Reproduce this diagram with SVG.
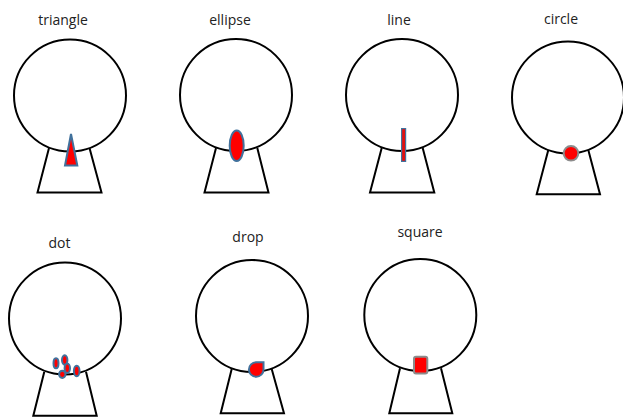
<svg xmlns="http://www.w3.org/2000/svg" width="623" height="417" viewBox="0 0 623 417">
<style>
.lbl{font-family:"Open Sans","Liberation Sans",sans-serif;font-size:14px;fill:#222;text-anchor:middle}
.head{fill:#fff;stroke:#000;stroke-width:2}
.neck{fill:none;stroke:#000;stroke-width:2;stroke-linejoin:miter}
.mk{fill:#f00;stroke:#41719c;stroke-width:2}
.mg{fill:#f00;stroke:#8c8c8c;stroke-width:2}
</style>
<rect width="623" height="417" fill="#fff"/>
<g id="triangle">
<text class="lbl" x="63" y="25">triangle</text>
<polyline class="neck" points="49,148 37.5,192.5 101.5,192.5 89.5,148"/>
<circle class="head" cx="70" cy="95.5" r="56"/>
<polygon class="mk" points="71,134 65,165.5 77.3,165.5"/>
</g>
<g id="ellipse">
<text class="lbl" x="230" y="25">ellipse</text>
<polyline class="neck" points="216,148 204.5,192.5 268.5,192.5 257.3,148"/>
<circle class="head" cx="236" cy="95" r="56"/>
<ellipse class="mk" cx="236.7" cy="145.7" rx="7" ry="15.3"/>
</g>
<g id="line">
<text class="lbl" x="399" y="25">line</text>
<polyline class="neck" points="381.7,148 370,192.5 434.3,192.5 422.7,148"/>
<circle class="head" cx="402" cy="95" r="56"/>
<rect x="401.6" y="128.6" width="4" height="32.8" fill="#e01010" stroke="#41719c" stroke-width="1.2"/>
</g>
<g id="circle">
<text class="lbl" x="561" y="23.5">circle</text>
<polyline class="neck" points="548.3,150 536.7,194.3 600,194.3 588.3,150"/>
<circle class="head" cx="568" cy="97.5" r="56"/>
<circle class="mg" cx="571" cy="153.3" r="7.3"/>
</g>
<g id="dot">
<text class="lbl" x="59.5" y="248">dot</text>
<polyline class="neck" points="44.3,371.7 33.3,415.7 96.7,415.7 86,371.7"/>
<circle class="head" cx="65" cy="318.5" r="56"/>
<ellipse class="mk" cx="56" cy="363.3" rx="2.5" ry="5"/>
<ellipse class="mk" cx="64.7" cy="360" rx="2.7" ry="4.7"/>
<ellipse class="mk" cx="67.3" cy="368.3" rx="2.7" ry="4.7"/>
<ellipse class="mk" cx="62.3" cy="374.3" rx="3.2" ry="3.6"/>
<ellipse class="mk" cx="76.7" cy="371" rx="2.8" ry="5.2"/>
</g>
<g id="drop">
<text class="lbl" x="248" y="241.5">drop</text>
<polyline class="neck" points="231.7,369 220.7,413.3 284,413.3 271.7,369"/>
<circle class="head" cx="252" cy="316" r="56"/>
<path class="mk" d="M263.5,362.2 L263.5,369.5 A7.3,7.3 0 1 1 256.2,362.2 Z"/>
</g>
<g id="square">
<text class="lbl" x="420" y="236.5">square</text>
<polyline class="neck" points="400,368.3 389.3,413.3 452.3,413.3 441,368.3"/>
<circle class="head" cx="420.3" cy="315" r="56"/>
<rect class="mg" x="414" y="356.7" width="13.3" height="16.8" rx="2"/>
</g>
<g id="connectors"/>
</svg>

* * * * *

Problem description: Repeat the material exactly as it reads, without any of its pictures.

Exercise response:
Reproduce this diagram with SVG.
<svg xmlns="http://www.w3.org/2000/svg" width="623" height="417" viewBox="0 0 623 417">
<style>
.lbl{font-family:"Open Sans","Liberation Sans",sans-serif;font-size:14px;fill:#222;text-anchor:middle}
.head{fill:#fff;stroke:#000;stroke-width:2}
.neck{fill:none;stroke:#000;stroke-width:2;stroke-linejoin:miter}
.mk{fill:#f00;stroke:#41719c;stroke-width:2}
.mg{fill:#f00;stroke:#8c8c8c;stroke-width:2}
</style>
<rect width="623" height="417" fill="#fff"/>
<g id="triangle">
<text class="lbl" x="63" y="25">triangle</text>
<polyline class="neck" points="49,148 37.5,192.5 101.5,192.5 89.5,148"/>
<circle class="head" cx="70" cy="95.5" r="56"/>
<polygon class="mk" points="71,134 65,165.5 77.3,165.5"/>
</g>
<g id="ellipse">
<text class="lbl" x="230" y="25">ellipse</text>
<polyline class="neck" points="216,148 204.5,192.5 268.5,192.5 257.3,148"/>
<circle class="head" cx="236" cy="95" r="56"/>
<ellipse class="mk" cx="236.7" cy="145.7" rx="7" ry="15.3"/>
</g>
<g id="line">
<text class="lbl" x="399" y="25">line</text>
<polyline class="neck" points="381.7,148 370,192.5 434.3,192.5 422.7,148"/>
<circle class="head" cx="402" cy="95" r="56"/>
<rect x="401.6" y="128.6" width="4" height="32.8" fill="#e01010" stroke="#41719c" stroke-width="1.2"/>
</g>
<g id="circle">
<text class="lbl" x="561" y="23.5">circle</text>
<polyline class="neck" points="548.3,150 536.7,194.3 600,194.3 588.3,150"/>
<circle class="head" cx="568" cy="97.5" r="56"/>
<circle class="mg" cx="571" cy="153.3" r="7.3"/>
</g>
<g id="dot">
<text class="lbl" x="59.5" y="248">dot</text>
<polyline class="neck" points="44.3,371.7 33.3,415.7 96.7,415.7 86,371.7"/>
<circle class="head" cx="65" cy="318.5" r="56"/>
<ellipse class="mk" cx="56" cy="363.3" rx="2.5" ry="5"/>
<ellipse class="mk" cx="64.7" cy="360" rx="2.7" ry="4.7"/>
<ellipse class="mk" cx="67.3" cy="368.3" rx="2.7" ry="4.7"/>
<ellipse class="mk" cx="62.3" cy="374.3" rx="3.2" ry="3.6"/>
<ellipse class="mk" cx="76.7" cy="371" rx="2.8" ry="5.2"/>
</g>
<g id="drop">
<text class="lbl" x="248" y="241.5">drop</text>
<polyline class="neck" points="231.7,369 220.7,413.3 284,413.3 271.7,369"/>
<circle class="head" cx="252" cy="316" r="56"/>
<path class="mk" d="M263.5,362.2 L263.5,369.5 A7.3,7.3 0 1 1 256.2,362.2 Z"/>
</g>
<g id="square">
<text class="lbl" x="420" y="236.5">square</text>
<polyline class="neck" points="400,368.3 389.3,413.3 452.3,413.3 441,368.3"/>
<circle class="head" cx="420.3" cy="315" r="56"/>
<rect class="mg" x="414" y="356.7" width="13.3" height="16.8" rx="2"/>
</g>
<g id="connectors"/>
</svg>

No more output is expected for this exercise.